The group contends the subsidy is illegal because it interferes with the federal government’s ability to regulate energy prices.

On a separate but related front, Hudson River Sloop Clearwater, an environmental group, is challenging the arrangement in state court.

It contends state regulators failed to follow proper procedures in approving the subsidy last year and that ratepayers will be left facing “unreasonable and unjust” costs.

The New York Public Interest Research Group, a consumer watchdog, has joined Clearwater’s court action. Its legislative director, Blair Horner, said court arguments in both lawsuits are expected to be heard within the next several weeks.

Horner noted several lawmakers have concerns that they were left out of the loop when Gov. Andrew Cuomo pushed through a subsidy that is expected to cost billions of dollars.

“It’s sort of astonishing to them that they were cut out of the process,” he said.

 

ALTERNATIVE-ENERGY GOALS

State regulators approved the subsidy as part of Cuomo’s goal of having New York trim its dependence on energy produced from fossil fuels and get at least 50 percent of its power from renewable sources by 2030.

At a legislative hearing this month, the plan — known as the Clean Energy Standard — was vigorously defended by Greg Sayre, acting chair of the state Public Service Commission, and John Rhodes, president of the New York Energy Research and Development Authority.

Sayre called Cuomo’s plan “the right approach for fighting climate change in a responsible and cost-effective manner.”

 

‘HUGE IMPOSITION’

Left unconvinced of the need for having utilities pay higher rates for power so the Exelon plants can stay profitable, Assembly Environmental Committee Chairman Steven Englebright, D-Long Island, called the arrangement “a huge imposition on the ratepayers of the state.”

The added impact on monthly electricity bills of residential customers comes to about $2 a month, on average.

The subsidy, by helping the plants stay open, preserves some 2,000 jobs in New York, a point emphasized by leaders of the International Brotherhood of Electrical Workers.

The union has praised Cuomo for going to bat for the nuclear plants.

Ted Skerpon, chairman of IBEW Utility Labor Council, said in an interview that those making the case that the power being produced by the nuclear plants could be quickly replaced by expanding solar and wind energy production are mistaken and exaggerate the costs of the nuclear subsidy.

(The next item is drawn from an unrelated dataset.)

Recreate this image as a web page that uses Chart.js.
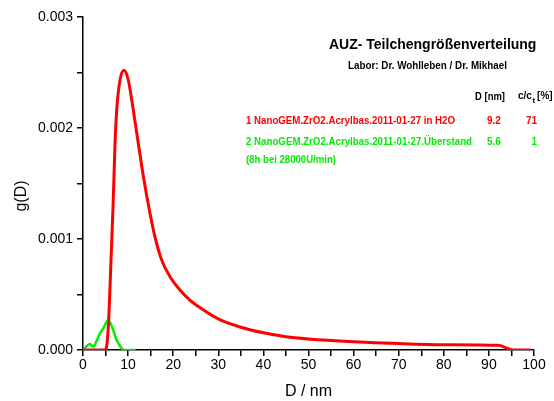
<!DOCTYPE html>
<html>
<head>
<meta charset="utf-8">
<script src="https://cdn.jsdelivr.net/npm/chart.js@4/dist/chart.umd.min.js"></script>
<style>
  html, body { margin: 0; padding: 0; background: #fff; }
  canvas { display: block; }
</style>
</head>
<body>
<canvas id="verteilung" width="554" height="401"></canvas>
<script>
// Messwerte: Durchmesser D [nm] und Verteilungsdichte g(D)
const probe1D = [0, 4.9, 5.3, 5.7, 6.2, 6.65, 6.87, 7.1, 7.47, 8.2, 9.1, 10.05, 11.16, 12.27, 13.4, 14.86,
                 15.96, 17.45, 19.3, 21.5, 23.7, 26, 30, 35, 40, 45, 50, 60, 70, 80, 92.1, 95.4, 99.4];
const probe1G = [0, 0, 0.00005, 0.00027, 0.0008, 0.00128, 0.00156, 0.00186, 0.00216, 0.00243, 0.00252,
                 0.00243, 0.00216, 0.00186, 0.00156, 0.00123, 0.00102, 0.00081, 0.00066, 0.00054,
                 0.00045, 0.00038, 0.00028, 0.000205, 0.000155, 0.00012, 0.0001, 0.000075, 0.000058,
                 0.000048, 0.000042, 0, 0];

const probe2D = [0, 1.55, 2.3, 3.0, 3.77, 4.5, 5.6, 6.7, 7.47, 8.58, 9.3, 11.7];
const probe2G = [0, 0.000054, 0.00003, 0.00008, 0.00015, 0.000195, 0.00027, 0.00018, 0.00009, 0.000015, 0, 0];

const xTicks = [0, 10, 20, 30, 40, 50, 60, 70, 80, 90, 100];
const yTicks = ['0.000', '0.001', '0.002', '0.003'];

// Legende
const probenNamen = [
  '1 NanoGEM.ZrO2.Acrylbas.2011-01-27 in H2O',
  '2 NanoGEM.ZrO2.Acrylbas.2011-01-27.\u00dcberstand'
];
const probenD = ['9.2', '5.6'];
const probenAnteil = ['71', '1'];
const probenFarben = ['#ff0000', '#00ee00'];

const schrift = "'Liberation Sans', Arial, sans-serif";

function punkte(xs, ys) {
  return xs.map((x, i) => ({ x: x, y: ys[i] }));
}

const beschriftung = {
  id: 'beschriftung',
  afterDraw(chart) {
    const ctx = chart.ctx;
    ctx.save();
    ctx.textBaseline = 'middle';
    ctx.fillStyle = '#000';

    // y-Achsentitel
    ctx.save();
    ctx.translate(22, 196);
    ctx.rotate(-Math.PI / 2);
    ctx.textAlign = 'center';
    ctx.font = '16px ' + schrift;
    ctx.fillText('g(D)', 0, 0);
    ctx.restore();

    ctx.textAlign = 'left';
    ctx.font = 'bold 14px ' + schrift;
    ctx.fillText('AUZ- Teilchengr\u00f6\u00dfenverteilung', 329, 45, 210);
    ctx.font = 'bold 10px ' + schrift;
    ctx.fillText('Labor: Dr. Wohlleben / Dr. Mikhael', 348, 66, 159);

    // Tabellenkopf
    ctx.font = 'bold 10px ' + schrift;
    ctx.fillText('D [nm]', 475, 97, 30);
    ctx.fillText('c/c', 518, 96);
    const wc = ctx.measureText('c/c').width;
    ctx.font = 'bold 8px ' + schrift;
    ctx.fillText('t', 518 + wc + 0.5, 101);
    const wt = ctx.measureText('t').width;
    ctx.font = 'bold 10px ' + schrift;
    ctx.fillText('[%]', 518 + wc + wt + 2.5, 96);

    // Proben
    const zeilen = [121, 142];
    const breiten = [209, 226];
    probenNamen.forEach((name, i) => {
      ctx.fillStyle = probenFarben[i];
      ctx.textAlign = 'left';
      ctx.fillText(name, 246, zeilen[i], breiten[i]);
      ctx.fillText(probenD[i], 487, zeilen[i]);
      ctx.textAlign = 'right';
      ctx.fillText(probenAnteil[i], 537, zeilen[i]);
    });
    ctx.textAlign = 'left';
    ctx.fillStyle = probenFarben[1];
    ctx.fillText('(8h bei 28000U/min)', 246, 160, 90);
    ctx.restore();
  }
};

new Chart(document.getElementById('verteilung'), {
  type: 'scatter',
  data: {
    datasets: [
      {
        data: punkte(probe1D, probe1G),
        showLine: true,
        borderColor: probenFarben[0],
        borderWidth: 3,
        pointRadius: 0,
        cubicInterpolationMode: 'monotone'
      },
      {
        data: punkte(probe2D, probe2G),
        showLine: true,
        borderColor: probenFarben[1],
        borderWidth: 2.5,
        pointRadius: 0,
        cubicInterpolationMode: 'monotone'
      }
    ]
  },
  options: {
    responsive: false,
    animation: false,
    layout: { padding: { top: 17, right: 20, left: 0, bottom: 0 } },
    plugins: {
      legend: { display: false },
      tooltip: { enabled: false }
    },
    scales: {
      x: {
        type: 'linear',
        min: 0,
        max: 100,
        afterFit(scale) { scale.height = 51; },
        border: { color: '#000', width: 1.5 },
        grid: { drawOnChartArea: false, drawTicks: true, tickLength: 6, color: '#000', lineWidth: 1.5 },
        ticks: {
          stepSize: 5,
          autoSkip: false,
          maxRotation: 0,
          padding: 1,
          color: '#000',
          font: { family: schrift, size: 14 },
          callback: (v) => xTicks.includes(v) ? String(v) : ''
        },
        title: {
          display: true,
          text: 'D / nm',
          color: '#000',
          font: { family: schrift, size: 16 },
          padding: { top: 0, bottom: 0 }
        }
      },
      y: {
        type: 'linear',
        min: 0,
        max: 0.003,
        afterFit(scale) { scale.width = 83; },
        border: { color: '#000', width: 1.5 },
        grid: { drawOnChartArea: false, drawTicks: true, tickLength: 6, color: '#000', lineWidth: 1.5 },
        ticks: {
          stepSize: 0.0005,
          autoSkip: false,
          padding: 4,
          color: '#000',
          font: { family: schrift, size: 14 },
          callback: (v) => {
            const k = Math.round(v * 1000);
            return Math.abs(v * 1000 - k) < 1e-6 ? yTicks[k] : '';
          }
        }
      }
    }
  },
  plugins: [beschriftung]
});
</script>
</body>
</html>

“The costs would be double, if not more, if these plants go away,” he said of Exelon’s upstate nuclear facilities.

“It would cripple our economy.”

One of the allies of the IBEW workers, State Sen. Betty Little, R-Queensbury, said she sees the state’s effort to keep the upstate nuclear plants running as necessary.

“Wind and solar are great, but they can’t produce anywhere near the power you get from a nuclear plant,” Little said.

Closure of the plants would also have detrimental impacts on the tax base of local school districts and municipalities, she said, and put hundreds of people on the unemployment line.

 

DEMONSTRATION

Those fighting the nuclear subsidy have stepped up their campaign to convince Cuomo to pull the plug on it.

Representatives of NYPIRG and other groups opposed to it, calling themselves Stop the Cuomo Tax, staged a demonstration this week outside the governor’s Manhattan office.

“Too many of us have trouble paying our utility bills already, and now Governor Cuomo is raising our rates by almost $8 billion to fund a giant giveaway to Exelon,” one of the protestors, Renata Pumarol, deputy director of New York Communities for Change, said in a statement.